Technology News Mon, 27 Dec 1999, 7:50am EST Kyocera Surges 2nd Day on Boost From Purchase of Qualcomm Handset Business By Peter Poole-Wilson
Kyocera Gains 2nd Day on Qualcomm Phone Unit Purchase (Update1)
(Adds closing share price and trading details in paragraphs 1 and 2.)
Tokyo, Dec. 27 (Bloomberg) -- Kyocera Corp. shares climbed 5.9 percent to a record closing high, capping a second day of gains after the Japanese maker of mobile phones said it agreed to buy Qualcomm Inc.'s phone-making unit, giving it a foothold in the North American cell-phone market.
The maker of personal digital cellular and cdmaOne mobile phone handsets and components advanced 1,150 yen to 20,500. Trading volume was 2.759 million shares, more than twice the daily average the past three months, making Kyocera the second most active stock on Japanese exchanges by value.
Kyocera's shares have more than tripled this year on expectations the company will gain from its exposure to Japan's cell phone industry, a market expected to grow fivefold in the next 10 years.
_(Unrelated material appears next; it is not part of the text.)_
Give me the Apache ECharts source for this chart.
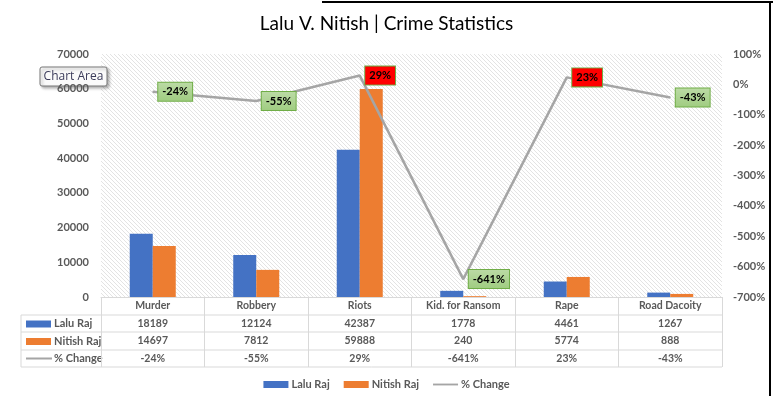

Buying a business that makes cell phones based on the code-division multiple access, or CDMA, standard that Qualcomm developed strengthens Kyocera's hand in the U.S. market too, analysts said.
The agreement ``will establish Kyocera as a presence to be reckoned with in the world market for mobile phones,' said Masaru Koshita, an analyst at Deutsche Securities Ltd. in Tokyo. Kyocera ``increases its share of the U.S. CDMA terminal market from zero to 20 percent.'
The new business ``has the potential to vastly lift Kyocera's handset business,' said Hitoshi Kuriyama, an analyst at Merrill Lynch Japan Inc. Kuriyama reiterated his `buy' rating on the stock and raised his long-term target price for Kyocera to 22,300 yen from 18,500 last week.
Financial terms of the agreement, announced last week, weren't disclosed. Qualcomm, whose shares have surged more than 18-fold this year, is selling the handset business to focus on making chips and collecting royalties from companies that use its CDMA technology.
In return, Kyocera gets a share of the CDMA handset market, now dominated by Motorola Inc. and Nokia Oyj. The Kyoto-based company will buy most of its CDMA semiconductors and software from Qualcomm for the next five years.
CDMA Expansion
Kyocera, which said last month first-half earnings in the six months ended Sept. 30 rose 29 percent thanks to healthy demand for phones, said it expects to make 16 million CDMA handsets in the fiscal year ending March 31, 2001.
That compares with likely sales of 3.8 million units for the current fiscal year ending March 31, said Merrill Lynch's Kuriyama. There are about 40 million CDMA users worldwide as of the end of the third quarter, according to Qualcomm.
Jeff Schlesinger, an analyst at Warburg Dillon Read LLC, forecasts about 50 million users by year-end.
Kyocera, also a maker of software to give wireless devices access to the Internet, said the handset business will become a unit of its U.S. subsidiary, Kyocera International Inc., and remain in San Diego. The Kyocera unit will lease some facilities from Qualcomm.
The agreement with Qualcomm comes a week after Kyocera's expansion of its role in Japan's telecommunication industry through the purchase by DDI Corp., Japan's second-largest long- distance telephone company, of two domestic telecom rivals.
Kyocera will be the largest shareholder of the new company, with a 15.8 percent stake. DDI will be Japan's biggest provider of international services and will have a nationwide cellular phone network once the takeover is complete.
The purchase includes any Qualcomm phone inventory, its manufacturing equipment and existing commitments to customers. Qualcomm will form a subsidiary to employ workers from its handset unit and contract them out to Kyocera for as long as three years.
Employees of Qualcomm Personal Electronics, a joint venture with Sony Corp., will be transferred to Kyocera. Between them, Qualcomm's handset unit and QPE employ about 4,000 people.
Shares in Qualcomm, the leading stock in the Standard & Poor's 500 Index this year, fell 18 15/16, or 3.9 percent, to 466 1/2 in Nasdaq trading Thursday. The shares rose to a 52-week high of 522 1/8 Wednesday.
San Diego, California-based Qualcomm, which expects the sale to close by the end of February, will take a pretax charge of $30 million in its fiscal first quarter ending this month.